AM History Profile: WLOR


History:
Some of this history was taken from the WAAY-TV history page.
AM 1550's history goes back at least to 1958 when the calls were WHBS. The format was adult easy listening and the station was owned by the Huntsville Times. That year, the station was bought, the calls were changed to WAAY and the format changed to top 40. Some DJs quit because they don't like the "new sound" and a petition is signed to do away with rock and roll radio in town. This is the station that 95.1, WNDA-FM and channel 31, WAAY-TV is spawned from. By late 1963, the station was the dominant station in the market. A new 50 kW facility is installed off Pulaski Pike for the daytime hours. The station still uses it's old facility downtown for nights, with only 500 watts of power.
WAAY-AM installs the Kahn stereo system in November of 1983. Winter of 1985  has the station changed to adult contemporary music provided by Satellite Music Corporation. This was due to the declining listenership of music on AM and the heart attack the owner of the station, M. D. Smith III.

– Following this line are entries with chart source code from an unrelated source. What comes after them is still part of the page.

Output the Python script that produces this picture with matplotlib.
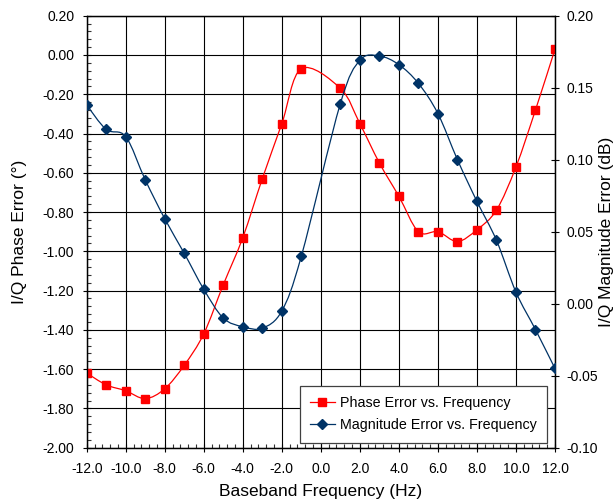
import numpy as np
import matplotlib
matplotlib.use("Agg")
import matplotlib.pyplot as plt
from matplotlib.path import Path
from matplotlib.patches import PathPatch
from matplotlib.lines import Line2D
from matplotlib.ticker import MultipleLocator, FuncFormatter

# Baseband frequency points (Hz); no measurement at 0 Hz
freq = [-12, -11, -10, -9, -8, -7, -6, -5, -4, -3, -2, -1,
        1, 2, 3, 4, 5, 6, 7, 8, 9, 10, 11, 12]

# I/Q phase error (degrees)
phase_err = [-1.62, -1.68, -1.71, -1.75, -1.70, -1.58, -1.42, -1.17, -0.93, -0.63, -0.35, -0.07,
             -0.17, -0.35, -0.55, -0.72, -0.90, -0.90, -0.95, -0.89, -0.79, -0.57, -0.28, 0.03]

# I/Q magnitude error (dB)
mag_err = [0.138, 0.121, 0.116, 0.086, 0.059, 0.035, 0.010, -0.010, -0.016, -0.017, -0.005, 0.033,
           0.139, 0.169, 0.172, 0.166, 0.153, 0.132, 0.100, 0.071, 0.044, 0.008, -0.018, -0.045]

x_ticks = np.arange(-12, 12.1, 2)
left_ticks = np.arange(-2.0, 0.21, 0.2)
right_ticks = np.arange(-0.10, 0.201, 0.05)

plt.rcParams['font.family'] = ['Liberation Sans', 'DejaVu Sans']

RED = '#FF0000'
NAVY = '#003366'


def smooth_curve(x, y):
    """Cubic Bezier path through the points (Catmull-Rom style tangents)."""
    pts = np.column_stack([x, y]).astype(float)
    n = len(pts)
    verts = [pts[0]]
    codes = [Path.MOVETO]
    for i in range(n - 1):
        p0 = pts[max(i - 1, 0)]
        p1 = pts[i]
        p2 = pts[i + 1]
        p3 = pts[min(i + 2, n - 1)]
        c1 = p1 + (p2 - p0) / 6.0
        c2 = p2 - (p3 - p1) / 6.0
        verts += [c1, c2, p2]
        codes += [Path.CURVE4] * 3
    return Path(verts, codes)


def fixed(decimals):
    def fmt(v, pos):
        v = round(v, decimals)
        if v == 0:
            v = 0.0
        return f'{v:.{decimals}f}'
    return FuncFormatter(fmt)


fig = plt.figure(figsize=(6.16, 5.04), dpi=100)
ax = fig.add_axes([0.14075, 0.11171, 0.76023, 0.85714])
ax2 = ax.twinx()

# Phase error on the left axis
ax.add_patch(PathPatch(smooth_curve(freq, phase_err), fill=False,
                       edgecolor=RED, linewidth=0.9, zorder=3))
ax.plot(freq, phase_err, linestyle='none', marker='s', markersize=6,
        color=RED, zorder=4)

# Magnitude error on the right axis
ax2.add_patch(PathPatch(smooth_curve(freq, mag_err), fill=False,
                        edgecolor=NAVY, linewidth=0.9, zorder=3))
ax2.plot(freq, mag_err, linestyle='none', marker='D', markersize=5,
         color=NAVY, zorder=4)

ax.set_xlim(-12, 12)
ax.set_ylim(-2.0, 0.2)
ax2.set_ylim(-0.10, 0.20)

ax.set_xticks(x_ticks)
ax.set_yticks(left_ticks)
ax2.set_yticks(right_ticks)
ax.xaxis.set_major_formatter(fixed(1))
ax.yaxis.set_major_formatter(fixed(2))
ax2.yaxis.set_major_formatter(fixed(2))
ax.xaxis.set_minor_locator(MultipleLocator(0.4))
ax.yaxis.set_minor_locator(MultipleLocator(0.04))
ax2.yaxis.set_minor_locator(plt.NullLocator())

ax.grid(True, which='major', color='black', linewidth=0.8)

for a in (ax, ax2):
    for s in a.spines.values():
        s.set_color('black')
        s.set_linewidth(0.9)

ax.tick_params(which='major', direction='inout', length=5.8, width=0.8,
               labelsize=10, color='black')
ax.tick_params(which='minor', direction='in', length=2.9, width=0.8, color='#333333')
ax.tick_params(axis='y', which='major', pad=6.0)
ax.tick_params(axis='x', which='major', pad=7.5)
ax2.tick_params(axis='y', which='major', direction='inout', length=5.8, width=0.8,
                labelsize=10, pad=5.5)

ax.set_xlabel('Baseband Frequency (Hz)', fontsize=12.5, va='center')
ax.xaxis.set_label_coords(0.5, -0.1025)
ax.set_ylabel('I/Q Phase Error (°)', fontsize=12.5, va='center')
ax.yaxis.set_label_coords(-0.143, 0.5)
ax2.set_ylabel('I/Q Magnitude Error (dB)', fontsize=12.5, va='center')
ax2.yaxis.set_label_coords(1.111, 0.5)

handles = [
    Line2D([], [], color=RED, marker='s', markersize=6, linewidth=0.9),
    Line2D([], [], color=NAVY, marker='D', markersize=5, linewidth=0.9),
]
leg = ax2.legend(handles, ['Phase Error vs. Frequency', 'Magnitude Error vs. Frequency'],
                 loc='lower right', bbox_to_anchor=(0.982, 0.0116), borderaxespad=0,
                 fontsize=10.3, fancybox=False, framealpha=1, edgecolor='#404040',
                 handlelength=1.7, handletextpad=0.35, borderpad=0.72,
                 labelspacing=0.6)
leg.get_frame().set_linewidth(0.9)
leg.set_zorder(10)

fig.savefig('out.png', dpi=100)
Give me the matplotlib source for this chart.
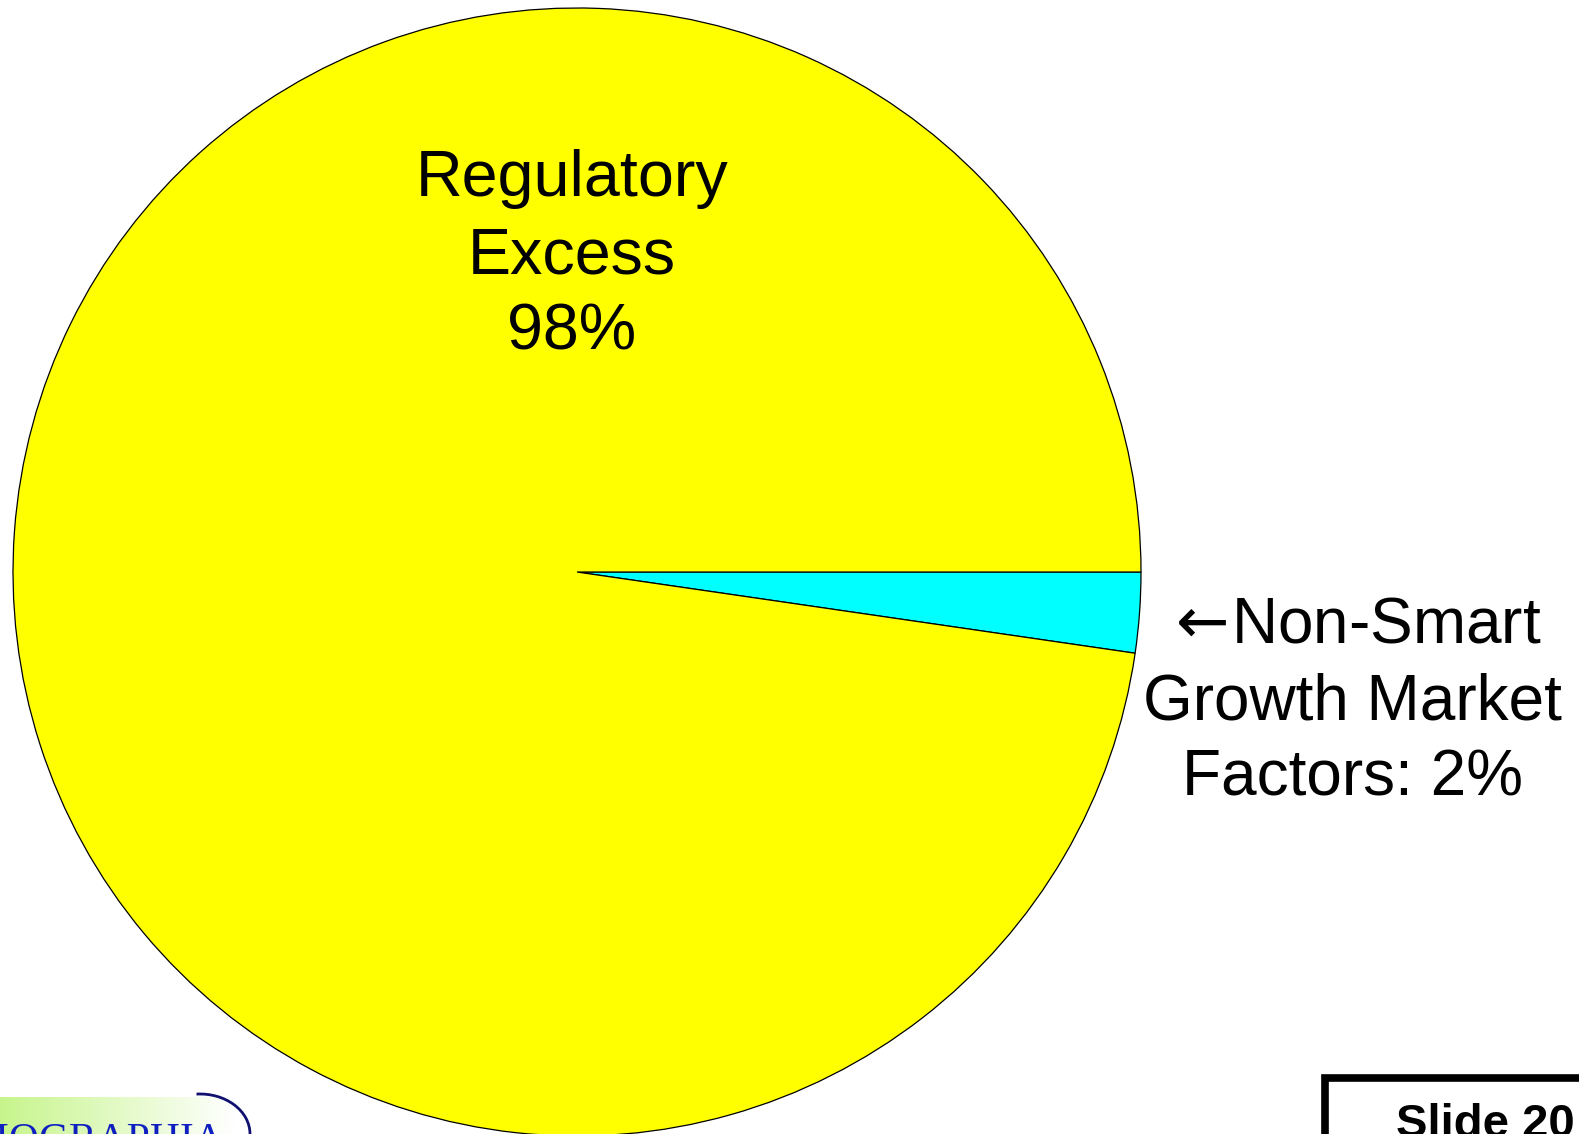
import matplotlib.pyplot as plt
import numpy as np
from matplotlib.patches import Arc, Rectangle

W, H = 1579, 1134

# shares (labels quote the rounded figures)
labels = ["Non-Smart Growth Market Factors", "Regulatory Excess"]
shares = [2.3, 97.7]
colors = ["#00FFFF", "#FFFF00"]
big_label = "Regulatory\nExcess\n98%"
small_label = "$\\leftarrow\\!$Non-Smart\nGrowth Market\nFactors: 2%"

plt.rcParams["font.family"] = ["Liberation Sans", "DejaVu Sans"]
plt.rcParams["mathtext.fontset"] = "dejavusans"

fig = plt.figure(figsize=(W / 100, H / 100), dpi=100)
ax = fig.add_axes([0, 0, 1, 1])

cx, cy, r = 577, H - 572, 564
ax.pie(shares, colors=colors, startangle=0, counterclock=False,
       center=(cx, cy), radius=r,
       wedgeprops={"edgecolor": "black", "linewidth": 0.9})

ax.set_xlim(0, W)
ax.set_ylim(0, H)
ax.set_aspect("equal")
ax.axis("off")

ax.text(572, H - 256, big_label, ha="center", va="center", fontsize=46.5,
        linespacing=1.36)
ax.text(1352, H - 702, small_label, ha="center", va="center", fontsize=46,
        linespacing=1.36)

# slide number box, cut off by the page edge
ax.add_patch(Rectangle((1325, -20), 300, H - 1078 + 20, fill=False,
                       edgecolor="black", linewidth=5.5, clip_on=True))
ax.text(1396, H - 1137, "Slide 20", ha="left", va="baseline", fontsize=34,
        fontweight="bold")

# logo fragment in the lower left corner
grad = np.linspace(0, 1, 256)[None, :]
logo = np.ones((1, 256, 3))
logo[..., 0] = 0.78 + 0.22 * grad
logo[..., 1] = 0.96 + 0.04 * grad
logo[..., 2] = 0.55 + 0.45 * grad
ax.imshow(logo, extent=(0, 235, 0, H - 1097), aspect="auto", zorder=1)
ax.add_patch(Arc((200, H - 1134), 100, 80, theta1=0, theta2=95,
                 color="#101070", linewidth=2, zorder=2))
ax.text(224, H - 1152, "DEMOGRAPHIA", ha="right", va="baseline",
        fontsize=30, family=["Liberation Serif"], color="#1020C0", zorder=3)

ax.set_xlim(0, W)
ax.set_ylim(0, H)

fig.savefig("out.png", dpi=100)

Due to losses, the station was taken off the air in the summer of 1988 while the owners looked for buyers. In May of '89, new owners returned 1550 to the air with a gospel format. After big losses of the now WAAJ-AM radio, the station finds it's way back to Smith Broadcasting, who owned it as WAAY-AM. In February of 1992 the studios were demolished, the equipment and transmitter sold off. Later a minority partnership bought the license, towers and daytime property and put the station back on the air with the gospel format. The calls have probably been WLOR since then.